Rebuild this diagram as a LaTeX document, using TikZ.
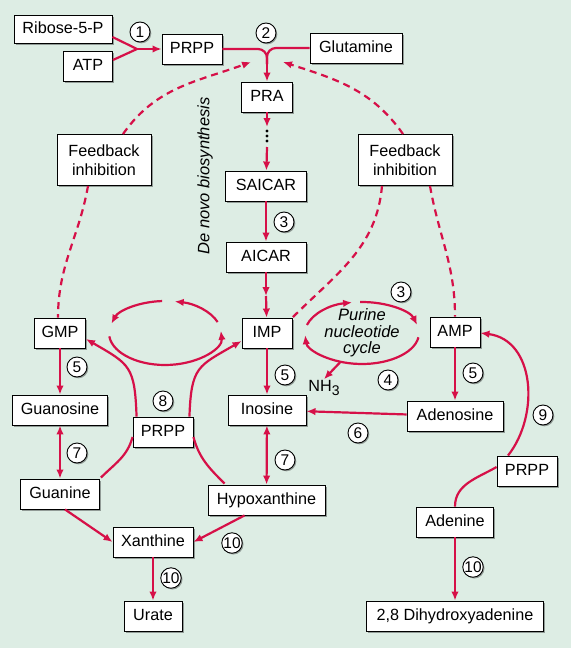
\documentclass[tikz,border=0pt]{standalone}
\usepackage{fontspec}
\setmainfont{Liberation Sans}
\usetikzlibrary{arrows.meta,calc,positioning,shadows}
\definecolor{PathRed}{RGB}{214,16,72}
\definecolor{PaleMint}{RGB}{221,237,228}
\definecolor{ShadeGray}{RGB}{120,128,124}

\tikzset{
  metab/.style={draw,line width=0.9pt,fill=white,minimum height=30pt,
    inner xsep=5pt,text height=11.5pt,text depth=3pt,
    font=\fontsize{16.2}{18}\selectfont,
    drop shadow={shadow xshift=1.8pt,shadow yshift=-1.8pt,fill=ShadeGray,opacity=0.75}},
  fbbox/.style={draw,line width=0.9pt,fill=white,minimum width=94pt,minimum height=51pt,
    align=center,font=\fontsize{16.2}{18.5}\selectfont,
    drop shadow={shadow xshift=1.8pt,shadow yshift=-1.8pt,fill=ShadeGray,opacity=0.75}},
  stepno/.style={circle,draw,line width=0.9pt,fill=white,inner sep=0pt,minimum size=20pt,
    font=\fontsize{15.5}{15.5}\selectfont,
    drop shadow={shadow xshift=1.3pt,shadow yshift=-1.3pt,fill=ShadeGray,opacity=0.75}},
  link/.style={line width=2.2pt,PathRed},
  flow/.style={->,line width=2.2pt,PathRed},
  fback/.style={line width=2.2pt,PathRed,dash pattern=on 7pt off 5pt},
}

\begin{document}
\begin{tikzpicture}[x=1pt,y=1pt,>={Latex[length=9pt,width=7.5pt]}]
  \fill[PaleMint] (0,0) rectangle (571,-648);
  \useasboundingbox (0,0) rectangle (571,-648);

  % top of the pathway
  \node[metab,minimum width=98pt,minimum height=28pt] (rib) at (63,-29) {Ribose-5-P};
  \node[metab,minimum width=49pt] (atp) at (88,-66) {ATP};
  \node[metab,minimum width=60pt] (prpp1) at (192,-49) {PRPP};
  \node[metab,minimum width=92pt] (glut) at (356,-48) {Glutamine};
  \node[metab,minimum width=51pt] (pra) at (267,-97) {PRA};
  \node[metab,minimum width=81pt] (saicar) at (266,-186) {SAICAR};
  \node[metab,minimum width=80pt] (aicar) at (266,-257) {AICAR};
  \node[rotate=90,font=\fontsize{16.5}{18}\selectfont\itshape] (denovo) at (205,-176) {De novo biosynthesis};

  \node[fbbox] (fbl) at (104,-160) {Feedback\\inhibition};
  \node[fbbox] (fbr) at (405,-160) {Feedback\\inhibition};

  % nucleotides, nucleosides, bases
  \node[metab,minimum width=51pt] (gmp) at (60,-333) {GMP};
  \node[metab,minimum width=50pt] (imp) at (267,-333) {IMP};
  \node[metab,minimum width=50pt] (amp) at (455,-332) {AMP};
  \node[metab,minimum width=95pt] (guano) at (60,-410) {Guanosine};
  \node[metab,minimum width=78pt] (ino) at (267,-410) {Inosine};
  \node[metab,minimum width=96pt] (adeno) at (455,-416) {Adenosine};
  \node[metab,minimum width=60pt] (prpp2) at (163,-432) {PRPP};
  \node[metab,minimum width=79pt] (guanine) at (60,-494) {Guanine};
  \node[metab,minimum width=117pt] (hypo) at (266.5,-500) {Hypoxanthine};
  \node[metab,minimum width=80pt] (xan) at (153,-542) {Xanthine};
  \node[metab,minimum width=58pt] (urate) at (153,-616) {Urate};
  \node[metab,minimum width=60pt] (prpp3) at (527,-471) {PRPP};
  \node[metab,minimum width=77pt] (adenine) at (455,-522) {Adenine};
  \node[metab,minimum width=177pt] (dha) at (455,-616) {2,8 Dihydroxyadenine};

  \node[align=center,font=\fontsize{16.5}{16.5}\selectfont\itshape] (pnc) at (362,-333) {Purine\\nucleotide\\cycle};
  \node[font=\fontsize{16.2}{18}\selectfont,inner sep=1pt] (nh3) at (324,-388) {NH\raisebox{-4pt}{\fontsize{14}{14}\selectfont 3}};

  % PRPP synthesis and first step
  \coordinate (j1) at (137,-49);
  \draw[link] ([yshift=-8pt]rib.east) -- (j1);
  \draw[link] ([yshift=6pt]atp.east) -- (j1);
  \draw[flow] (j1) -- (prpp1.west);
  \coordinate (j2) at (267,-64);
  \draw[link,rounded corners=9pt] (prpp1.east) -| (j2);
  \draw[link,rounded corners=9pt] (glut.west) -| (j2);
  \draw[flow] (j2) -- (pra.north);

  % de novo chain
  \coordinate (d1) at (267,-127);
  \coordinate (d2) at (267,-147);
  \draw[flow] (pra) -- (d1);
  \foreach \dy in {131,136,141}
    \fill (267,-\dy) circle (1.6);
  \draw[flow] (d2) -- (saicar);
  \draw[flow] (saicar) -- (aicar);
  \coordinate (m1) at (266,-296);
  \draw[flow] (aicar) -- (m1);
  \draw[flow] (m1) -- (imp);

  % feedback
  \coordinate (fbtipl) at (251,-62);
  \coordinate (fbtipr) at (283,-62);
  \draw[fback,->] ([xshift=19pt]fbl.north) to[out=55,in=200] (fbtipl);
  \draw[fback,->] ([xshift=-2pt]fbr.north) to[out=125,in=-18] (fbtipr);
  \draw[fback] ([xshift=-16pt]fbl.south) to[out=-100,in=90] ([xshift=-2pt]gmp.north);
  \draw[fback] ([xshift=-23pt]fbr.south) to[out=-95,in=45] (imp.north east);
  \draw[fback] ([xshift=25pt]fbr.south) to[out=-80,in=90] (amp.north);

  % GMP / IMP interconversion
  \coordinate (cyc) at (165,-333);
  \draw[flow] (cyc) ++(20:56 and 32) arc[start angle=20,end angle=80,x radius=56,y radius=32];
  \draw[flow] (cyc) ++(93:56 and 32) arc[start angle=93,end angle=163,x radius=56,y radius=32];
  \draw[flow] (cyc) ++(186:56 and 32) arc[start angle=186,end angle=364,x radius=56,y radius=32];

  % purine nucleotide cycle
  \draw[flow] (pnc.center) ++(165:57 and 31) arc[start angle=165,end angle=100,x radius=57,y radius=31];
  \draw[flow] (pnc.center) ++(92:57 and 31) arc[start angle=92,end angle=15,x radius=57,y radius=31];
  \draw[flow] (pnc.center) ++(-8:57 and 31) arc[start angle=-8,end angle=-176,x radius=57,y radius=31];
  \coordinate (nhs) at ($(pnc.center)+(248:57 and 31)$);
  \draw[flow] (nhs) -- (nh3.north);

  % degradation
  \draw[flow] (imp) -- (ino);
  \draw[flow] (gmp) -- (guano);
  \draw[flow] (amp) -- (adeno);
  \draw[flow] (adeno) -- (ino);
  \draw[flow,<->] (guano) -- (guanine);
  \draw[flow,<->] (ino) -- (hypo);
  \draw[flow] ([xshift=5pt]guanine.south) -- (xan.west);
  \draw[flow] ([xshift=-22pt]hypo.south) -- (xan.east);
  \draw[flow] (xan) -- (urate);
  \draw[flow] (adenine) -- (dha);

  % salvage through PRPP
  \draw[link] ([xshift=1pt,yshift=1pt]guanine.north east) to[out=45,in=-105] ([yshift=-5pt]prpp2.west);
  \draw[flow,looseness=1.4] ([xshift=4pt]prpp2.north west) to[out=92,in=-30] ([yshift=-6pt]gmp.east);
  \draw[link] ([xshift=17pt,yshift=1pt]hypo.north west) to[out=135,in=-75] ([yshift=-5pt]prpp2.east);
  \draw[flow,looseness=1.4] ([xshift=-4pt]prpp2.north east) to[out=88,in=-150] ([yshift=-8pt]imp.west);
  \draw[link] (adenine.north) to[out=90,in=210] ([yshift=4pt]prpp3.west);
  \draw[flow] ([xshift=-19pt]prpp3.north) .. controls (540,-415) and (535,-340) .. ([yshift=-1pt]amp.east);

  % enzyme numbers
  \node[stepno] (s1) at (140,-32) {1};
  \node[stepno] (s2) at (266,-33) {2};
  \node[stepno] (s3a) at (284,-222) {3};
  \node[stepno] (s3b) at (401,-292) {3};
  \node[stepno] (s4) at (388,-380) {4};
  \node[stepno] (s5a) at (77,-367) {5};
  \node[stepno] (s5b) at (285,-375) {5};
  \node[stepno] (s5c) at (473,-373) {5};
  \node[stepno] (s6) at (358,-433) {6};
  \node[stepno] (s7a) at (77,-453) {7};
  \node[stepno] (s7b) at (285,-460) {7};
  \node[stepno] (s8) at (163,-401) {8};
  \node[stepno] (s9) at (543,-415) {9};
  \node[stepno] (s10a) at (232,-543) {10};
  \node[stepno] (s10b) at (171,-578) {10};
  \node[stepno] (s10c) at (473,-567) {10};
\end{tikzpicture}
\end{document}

---

GIVEN REQUEST | Every line from the start of the listing above through the line with "(fbr) at (405,-160)" should be repeated exactly; skip the pictures and add nothing else.

RIGHT ANSWER |
Rebuild this diagram as a LaTeX document, using TikZ.
\documentclass[tikz,border=0pt]{standalone}
\usepackage{fontspec}
\setmainfont{Liberation Sans}
\usetikzlibrary{arrows.meta,calc,positioning,shadows}
\definecolor{PathRed}{RGB}{214,16,72}
\definecolor{PaleMint}{RGB}{221,237,228}
\definecolor{ShadeGray}{RGB}{120,128,124}

\tikzset{
  metab/.style={draw,line width=0.9pt,fill=white,minimum height=30pt,
    inner xsep=5pt,text height=11.5pt,text depth=3pt,
    font=\fontsize{16.2}{18}\selectfont,
    drop shadow={shadow xshift=1.8pt,shadow yshift=-1.8pt,fill=ShadeGray,opacity=0.75}},
  fbbox/.style={draw,line width=0.9pt,fill=white,minimum width=94pt,minimum height=51pt,
    align=center,font=\fontsize{16.2}{18.5}\selectfont,
    drop shadow={shadow xshift=1.8pt,shadow yshift=-1.8pt,fill=ShadeGray,opacity=0.75}},
  stepno/.style={circle,draw,line width=0.9pt,fill=white,inner sep=0pt,minimum size=20pt,
    font=\fontsize{15.5}{15.5}\selectfont,
    drop shadow={shadow xshift=1.3pt,shadow yshift=-1.3pt,fill=ShadeGray,opacity=0.75}},
  link/.style={line width=2.2pt,PathRed},
  flow/.style={->,line width=2.2pt,PathRed},
  fback/.style={line width=2.2pt,PathRed,dash pattern=on 7pt off 5pt},
}

\begin{document}
\begin{tikzpicture}[x=1pt,y=1pt,>={Latex[length=9pt,width=7.5pt]}]
  \fill[PaleMint] (0,0) rectangle (571,-648);
  \useasboundingbox (0,0) rectangle (571,-648);

  % top of the pathway
  \node[metab,minimum width=98pt,minimum height=28pt] (rib) at (63,-29) {Ribose-5-P};
  \node[metab,minimum width=49pt] (atp) at (88,-66) {ATP};
  \node[metab,minimum width=60pt] (prpp1) at (192,-49) {PRPP};
  \node[metab,minimum width=92pt] (glut) at (356,-48) {Glutamine};
  \node[metab,minimum width=51pt] (pra) at (267,-97) {PRA};
  \node[metab,minimum width=81pt] (saicar) at (266,-186) {SAICAR};
  \node[metab,minimum width=80pt] (aicar) at (266,-257) {AICAR};
  \node[rotate=90,font=\fontsize{16.5}{18}\selectfont\itshape] (denovo) at (205,-176) {De novo biosynthesis};

  \node[fbbox] (fbl) at (104,-160) {Feedback\\inhibition};
  \node[fbbox] (fbr) at (405,-160) {Feedback\\inhibition};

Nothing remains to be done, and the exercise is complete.